変化は恐れなくて大丈夫です
アレクサンダー・テクニークは変容の技術です。
大仰な言い方に聞こえたり、ひょっとすると胡散臭くきこえたりするかもしれないけれど、アレクサンダーのレッスンを受けた人はやっぱり確実にレッスンを受ける前のその人から決定的に変わります。
その変化の大きさや深さ、ご本人や周囲に受け止め方は様々ですが、その人が必要とする変化が、必要とする大きさで起こるのがアレクサンダーのレッスンです。
立ち方が変わり、歩き方が変わり、話し方が変わりますが、それはその人にとっての自分が立つということ、歩くということ、話すということについての「信念」が変わるということなのです。
勘の良い方はもうお気づきかもしれませんが、実はこの変化をちょっと恐いと感じる人もいます。何を隠そう、私自身がそうでした。
アレクサンダーのワークを受けて見つけるラクさ、開放感はこの上なく楽しいものなのだけれど、それを学び身につけていくほど、「今迄の自分は間違えていたのかな?」と戸惑ったり、もっと言うと
「確かにこういう自分の思考や身体の使い方は楽しいけれど、今迄の俺はどうしたら良いの?何か、レッスンの度に今迄の自分の価値観やアイデンティティーを否定されてるみたいな気がしてきたぞ??」
と時には不安を感じることさえありました。
今の自分を変えたい!
もっと新しい自分を探求してみたい!
という動機からワークを学び始めたのに、気がついたら
「でも今迄の自分も悪くなかったじゃん」
という考えが頭の中に渦巻いていたのです。何か、矛盾している。ちょっと天邪鬼ですね(^◇^;)
これじゃあまるで、「アレクサンダー的人間」にされるみたいじゃん?
という戸惑いさえありつつ、でもこのワークを教えられるようになりたいという気持ちもあってグルグルしていた自分の気持ちを、来日しているトミー先生に思い切って質問したらとても素敵な答えをもらえました。
アレクサンダーのワークを通じて自分が変わるというのは、それ以前の自分を否定するということではない。
それをしようとしてしまうと以前の自分への執着はとても強くなってしまって苦しいことにもなる。

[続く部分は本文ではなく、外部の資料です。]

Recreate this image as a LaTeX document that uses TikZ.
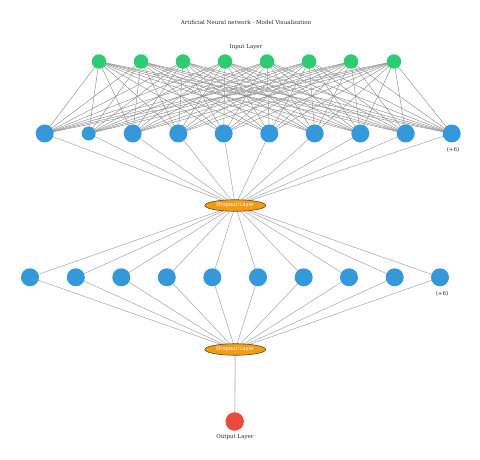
\documentclass[tikz,border=0pt]{standalone}
\usepackage{fontspec}
\setmainfont{DejaVu Serif}
\newfontfamily\dropfont{DejaVu Sans}
\usetikzlibrary{shapes.geometric}
\pgfdeclarelayer{background}
\pgfsetlayers{background,main}
\definecolor{ingreen}{HTML}{2ECC71}
\definecolor{hidblue}{HTML}{3498DB}
\definecolor{droporange}{HTML}{F39C12}
\definecolor{dropedge}{HTML}{5A4A30}
\definecolor{outred}{HTML}{E74C3C}
\definecolor{edgegray}{HTML}{8E8E8E}
\definecolor{lightedge}{HTML}{ABABAB}
\definecolor{outedge}{HTML}{CCCCCC}
\tikzset{
  inneuron/.style={circle, fill=ingreen, inner sep=0pt, minimum size=14.5pt},
  hidneuron/.style={circle, fill=hidblue, inner sep=0pt, minimum size=18pt},
  smallneuron/.style={circle, fill=hidblue, inner sep=0pt, minimum size=14pt},
  outneuron/.style={circle, fill=outred, inner sep=0pt, minimum size=18.5pt},
  dropbox/.style={ellipse, fill=droporange, draw=dropedge, line width=0.6pt, inner sep=0pt, minimum width=61pt, minimum height=11.5pt, text=white, font=\dropfont\fontsize{5.3}{6}\selectfont},
  caption/.style={font=\fontsize{5.5}{6}\selectfont, text=black!85},
  conn/.style={draw=edgegray, line width=0.45pt},
  lightconn/.style={draw=lightedge, line width=0.55pt},
  outconn/.style={draw=outedge, line width=1.1pt}
}
\begin{document}
\begin{tikzpicture}[x=1pt,y=-1pt]
\useasboundingbox (0,0) rectangle (480,460);
\node[caption] (title) at (246,22) {Artificial Neural network - Model Visualization};
\node[caption] (inlabel) at (246,47) {Input Layer};
% input layer
\foreach \i/\x in {1/99,2/141,3/183,4/225,5/267,6/309,7/351,8/394}
  \node[inneuron] (i\i) at (\x,61.5) {};
% hidden layer 1
\foreach \i/\x in {1/44.7,3/132.7,4/178.3,5/223.7,6/269.3,7/314.7,8/360.3,9/405.7,10/451.7}
  \node[hidneuron] (h\i) at (\x,133.5) {};
\node[smallneuron] (h2) at (88.7,133.5) {};
\node[caption] (more1) at (453,149.5) {(+6)};
% dropout 1
\node[dropbox] (d1) at (235.3,205.5) {Dropout Layer};
% hidden layer 2
\foreach \i/\x in {1/30,2/75.8,3/121.3,4/166.8,5/212.3,6/258,7/303.7,8/349,9/394.7,10/440}
  \node[hidneuron] (g\i) at (\x,277.3) {};
\node[caption] (more2) at (442,293.5) {(+6)};
% dropout 2
\node[dropbox] (d2) at (235.3,349.5) {Dropout Layer};
% output
\node[outneuron] (out) at (234.7,421.5) {};
\node[caption] (outlabel) at (235,437.5) {Output Layer};
\begin{pgfonlayer}{background}
  \foreach \a in {1,...,8}
    \foreach \b in {1,...,10}
      \draw[conn] (i\a.center) -- (h\b.center);
  \foreach \b in {1,...,10}
    \draw[lightconn] (h\b.center) -- (d1.center);
  \foreach \b in {1,...,10}
    \draw[lightconn] (d1.center) -- (g\b.center);
  \foreach \b in {1,...,10}
    \draw[lightconn] (g\b.center) -- (d2.center);
  \draw[outconn] (d2.center) -- (out.center);
\end{pgfonlayer}
\end{tikzpicture}
\end{document}
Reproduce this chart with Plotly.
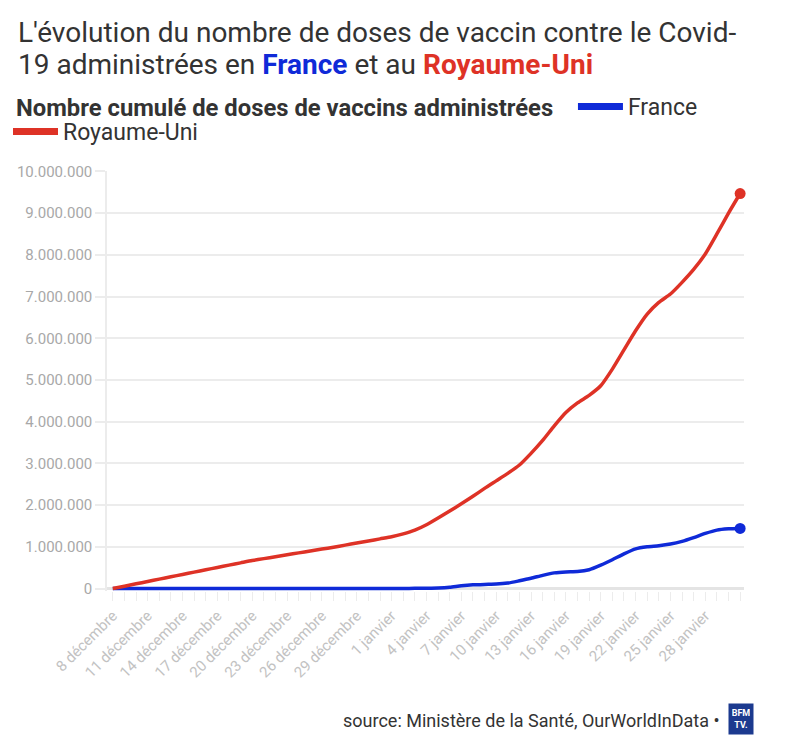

アレクサンダーを学んでいなかった時でも、自分には何の問題もなかったはず。
「でも、何かが足りない」
何かを学びたいという思いがあったからアレクサンダーのワークに辿り着いたはず。変化する前の自分こそが、このワークに導いてくれた。
「新しい自分」は「古い自分」を否定したり脅かすものではないし、「古い自分」は切り捨てるべき悪者ではない。本当のところ、ワークを学ぶ前の自分を追い出す必要はなくて、新しい学びにはいつだって「古い自分」を招待することができるんだという答えをトミー先生はくださいました。
(わたしの受け止め方なので、ちょっと言葉やニュアンスは違うかもしれません)
このことを理解する例え話もトミー先生が聞かせてくれました。
トミー先生がある時ふと、自分が歳をとったことに気がついて、もう若い頃のような野心や情熱がなくなっていると思った時に、急に悲しい気持ちに襲われたそうです。
けれどその時、今の自分はあの若くて無鉄砲だった頃の自分の素晴らしい師匠になれるはず。それに、あの若い頃の自分は今でも自分にとっての最高の師匠なんだということに気がついたらとても幸せな気持ちになったというエピソードを聞かせてもらえました。
「昔の自分」も「今の自分」も同じくらいに素晴らしいものを持っていてくれる。だからどちらかを目指したり、どちらかを否定する必要なんてない。
私たちはいつでも変わり続けています。けれど、変わることで何かを新しく得ることに喜んだり、何かを失うことを悲しんだりする必要はないのかもしれません。
変わる前も変わった後も、本当は私は最初からずっと私だったはず。どんな変化を経ても、いつもずっと完璧だったのです。それはアレクサンダーのようなとても大きな変化を経る時も同じこと。
変わることで何も失うことなんてないのだと気づいたらとても平和な気持ちになれました。